This book answers these questions:
What can you SEE?
Every treble and bass note has its own easy-draw identifying picture (modelled by the author - rather than electronically - for instant 'I can do that!' learner appeal).
What can you HEAR?
Each picture represents a specific pitch sound that the student locates and plays on their own instrument in tandem with the drawing note ID step. The name of the picture, e.g. G for giraffe, is said in the mind automatically both while drawing and then when playing that particular G sound. Social interaction of speech conversations and discussions are included in this hearing aspect of learning.
What can you DO?
You draw, think and use your inner self-talk voice to mentally verbalise what you are drawing. This, by its very nature, demands a longer timespan of brain focus compared to, for example, just drawing a semibreve. Time is thus built in for brain imprinting, easy recall and neural adaptation.
What do you FEEL?
The kinaesthetic variety of pencil on paper, pen on whiteboard and fingers on instrument supply a bonus of emotional feelings such as well-being, pleasure and the satisfaction of achievement.
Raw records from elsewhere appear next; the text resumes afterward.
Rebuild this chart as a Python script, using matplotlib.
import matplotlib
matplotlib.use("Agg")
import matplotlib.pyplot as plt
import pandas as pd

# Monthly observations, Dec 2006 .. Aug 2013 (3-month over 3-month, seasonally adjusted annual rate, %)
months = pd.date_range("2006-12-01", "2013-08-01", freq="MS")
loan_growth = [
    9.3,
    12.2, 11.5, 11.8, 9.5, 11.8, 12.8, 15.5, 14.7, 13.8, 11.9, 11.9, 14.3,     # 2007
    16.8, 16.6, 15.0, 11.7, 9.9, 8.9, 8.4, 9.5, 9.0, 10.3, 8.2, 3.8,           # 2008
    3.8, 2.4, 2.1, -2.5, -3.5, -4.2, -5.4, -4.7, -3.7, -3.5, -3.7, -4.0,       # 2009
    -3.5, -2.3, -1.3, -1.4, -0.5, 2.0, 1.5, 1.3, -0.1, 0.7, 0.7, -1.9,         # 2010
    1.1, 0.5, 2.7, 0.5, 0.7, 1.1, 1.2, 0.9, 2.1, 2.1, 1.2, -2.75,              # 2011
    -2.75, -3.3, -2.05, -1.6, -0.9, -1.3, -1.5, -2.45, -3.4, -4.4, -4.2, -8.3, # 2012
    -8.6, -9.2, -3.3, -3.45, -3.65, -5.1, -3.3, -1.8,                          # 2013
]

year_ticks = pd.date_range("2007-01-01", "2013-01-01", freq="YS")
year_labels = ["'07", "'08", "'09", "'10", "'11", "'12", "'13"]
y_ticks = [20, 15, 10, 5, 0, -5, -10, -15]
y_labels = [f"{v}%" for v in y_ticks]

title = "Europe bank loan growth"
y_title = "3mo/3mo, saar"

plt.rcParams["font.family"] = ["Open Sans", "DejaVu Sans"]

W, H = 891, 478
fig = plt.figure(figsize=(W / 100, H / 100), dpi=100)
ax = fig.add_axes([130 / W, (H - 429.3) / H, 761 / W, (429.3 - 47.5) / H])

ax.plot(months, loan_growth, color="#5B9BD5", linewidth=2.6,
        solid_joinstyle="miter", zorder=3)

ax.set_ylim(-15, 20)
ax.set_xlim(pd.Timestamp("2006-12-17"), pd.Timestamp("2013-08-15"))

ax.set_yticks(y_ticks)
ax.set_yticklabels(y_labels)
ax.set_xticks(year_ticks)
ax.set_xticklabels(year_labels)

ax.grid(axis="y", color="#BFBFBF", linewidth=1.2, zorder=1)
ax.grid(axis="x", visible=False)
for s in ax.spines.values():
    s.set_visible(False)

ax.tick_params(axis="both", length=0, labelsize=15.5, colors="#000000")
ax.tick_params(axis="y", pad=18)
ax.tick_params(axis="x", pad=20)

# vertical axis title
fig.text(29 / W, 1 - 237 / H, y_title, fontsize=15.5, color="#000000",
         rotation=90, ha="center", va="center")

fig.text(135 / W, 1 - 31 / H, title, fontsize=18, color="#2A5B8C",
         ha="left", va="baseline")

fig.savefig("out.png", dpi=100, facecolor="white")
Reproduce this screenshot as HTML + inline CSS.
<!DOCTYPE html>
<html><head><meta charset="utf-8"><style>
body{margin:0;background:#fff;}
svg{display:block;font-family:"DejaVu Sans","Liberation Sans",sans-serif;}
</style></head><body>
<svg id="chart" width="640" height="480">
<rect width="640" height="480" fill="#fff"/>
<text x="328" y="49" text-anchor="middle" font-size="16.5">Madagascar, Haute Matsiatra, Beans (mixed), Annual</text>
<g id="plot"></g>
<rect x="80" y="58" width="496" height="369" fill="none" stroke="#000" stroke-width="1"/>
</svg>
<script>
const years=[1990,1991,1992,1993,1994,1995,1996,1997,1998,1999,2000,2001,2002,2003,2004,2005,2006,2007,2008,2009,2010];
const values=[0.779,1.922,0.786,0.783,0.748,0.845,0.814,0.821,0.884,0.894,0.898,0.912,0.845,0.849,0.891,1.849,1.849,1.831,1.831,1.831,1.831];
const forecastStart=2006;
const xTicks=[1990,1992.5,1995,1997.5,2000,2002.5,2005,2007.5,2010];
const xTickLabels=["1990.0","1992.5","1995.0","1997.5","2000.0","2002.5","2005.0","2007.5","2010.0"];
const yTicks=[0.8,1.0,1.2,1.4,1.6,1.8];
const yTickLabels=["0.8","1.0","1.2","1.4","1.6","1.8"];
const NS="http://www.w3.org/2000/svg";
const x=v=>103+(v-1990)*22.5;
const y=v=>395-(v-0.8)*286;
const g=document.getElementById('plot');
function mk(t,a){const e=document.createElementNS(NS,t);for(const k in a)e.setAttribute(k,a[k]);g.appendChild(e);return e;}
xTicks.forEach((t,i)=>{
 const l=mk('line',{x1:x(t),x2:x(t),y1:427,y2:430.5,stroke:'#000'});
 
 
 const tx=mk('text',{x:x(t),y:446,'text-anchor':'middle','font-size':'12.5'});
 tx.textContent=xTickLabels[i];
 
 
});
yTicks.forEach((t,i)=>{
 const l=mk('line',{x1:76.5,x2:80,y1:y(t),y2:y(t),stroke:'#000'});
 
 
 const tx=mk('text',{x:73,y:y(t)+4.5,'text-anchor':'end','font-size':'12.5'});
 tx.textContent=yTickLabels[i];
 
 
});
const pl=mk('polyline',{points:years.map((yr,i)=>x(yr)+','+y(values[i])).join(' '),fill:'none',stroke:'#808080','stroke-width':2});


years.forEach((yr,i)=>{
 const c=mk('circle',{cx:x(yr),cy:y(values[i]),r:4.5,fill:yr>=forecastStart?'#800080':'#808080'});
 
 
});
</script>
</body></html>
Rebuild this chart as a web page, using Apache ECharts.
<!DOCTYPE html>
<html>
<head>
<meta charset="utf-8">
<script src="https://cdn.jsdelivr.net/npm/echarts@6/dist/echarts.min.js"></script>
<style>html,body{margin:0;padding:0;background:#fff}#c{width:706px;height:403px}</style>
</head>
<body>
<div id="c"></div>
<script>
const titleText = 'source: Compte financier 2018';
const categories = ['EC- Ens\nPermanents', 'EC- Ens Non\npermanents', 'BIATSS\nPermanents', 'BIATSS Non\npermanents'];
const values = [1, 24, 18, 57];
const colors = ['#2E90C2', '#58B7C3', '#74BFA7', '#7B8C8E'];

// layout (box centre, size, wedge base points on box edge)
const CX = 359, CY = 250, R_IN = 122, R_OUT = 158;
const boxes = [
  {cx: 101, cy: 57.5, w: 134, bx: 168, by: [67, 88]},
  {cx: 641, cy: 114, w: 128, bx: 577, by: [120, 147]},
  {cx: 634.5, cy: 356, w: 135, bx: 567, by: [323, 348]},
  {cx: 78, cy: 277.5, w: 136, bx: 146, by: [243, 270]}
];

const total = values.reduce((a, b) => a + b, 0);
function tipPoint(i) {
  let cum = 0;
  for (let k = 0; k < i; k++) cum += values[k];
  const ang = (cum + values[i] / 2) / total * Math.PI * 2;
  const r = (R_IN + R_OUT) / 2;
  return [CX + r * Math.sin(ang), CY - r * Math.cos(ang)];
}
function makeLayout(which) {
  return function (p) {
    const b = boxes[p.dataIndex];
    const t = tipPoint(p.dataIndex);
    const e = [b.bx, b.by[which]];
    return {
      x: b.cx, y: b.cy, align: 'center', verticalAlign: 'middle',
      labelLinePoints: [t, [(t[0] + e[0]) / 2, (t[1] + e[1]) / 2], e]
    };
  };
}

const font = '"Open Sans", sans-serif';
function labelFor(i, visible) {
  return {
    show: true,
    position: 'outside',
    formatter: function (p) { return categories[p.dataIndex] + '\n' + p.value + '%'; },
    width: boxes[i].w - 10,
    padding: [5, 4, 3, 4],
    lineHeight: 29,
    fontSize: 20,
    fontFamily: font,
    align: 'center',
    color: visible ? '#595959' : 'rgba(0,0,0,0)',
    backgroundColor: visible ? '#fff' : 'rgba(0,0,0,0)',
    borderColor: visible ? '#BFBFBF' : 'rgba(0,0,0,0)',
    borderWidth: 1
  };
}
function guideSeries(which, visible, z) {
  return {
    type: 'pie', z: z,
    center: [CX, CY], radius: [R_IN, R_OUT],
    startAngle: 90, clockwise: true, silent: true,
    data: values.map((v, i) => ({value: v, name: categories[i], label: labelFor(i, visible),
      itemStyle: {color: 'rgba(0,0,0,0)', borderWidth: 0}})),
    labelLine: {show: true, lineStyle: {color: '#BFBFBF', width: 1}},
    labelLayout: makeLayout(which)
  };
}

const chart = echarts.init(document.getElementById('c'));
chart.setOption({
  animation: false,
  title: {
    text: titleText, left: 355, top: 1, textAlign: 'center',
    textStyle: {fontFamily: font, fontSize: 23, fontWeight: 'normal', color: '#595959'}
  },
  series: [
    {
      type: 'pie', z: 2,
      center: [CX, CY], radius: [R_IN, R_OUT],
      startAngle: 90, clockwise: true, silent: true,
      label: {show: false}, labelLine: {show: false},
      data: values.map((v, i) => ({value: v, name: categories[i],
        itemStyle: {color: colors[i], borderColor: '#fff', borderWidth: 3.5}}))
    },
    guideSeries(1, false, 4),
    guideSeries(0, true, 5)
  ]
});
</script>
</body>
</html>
The outcome of this multi sensory package?
Solid learning and note-reading accuracy.
How is this book structured?
Section One - Introductory Information: treble and bass clefs, the piano note names, sharps, flats and note values.
Section Two - note identification by using drawing as the visualisation tool for memorisation. If I say the word 'sheep', a picture of a sheep comes to mind. The same principle of learning applies here.
How many notes are taught: All line and space notes and up to two leger-line notes in both treble and bass staves have been given a whimsical copy-and-draw identity
picture built on the semibreve shape. Children work at their own pace and without pressure.
Revision and gentle assessment tasks are included. The paper in the workbook is colouring-in friendly.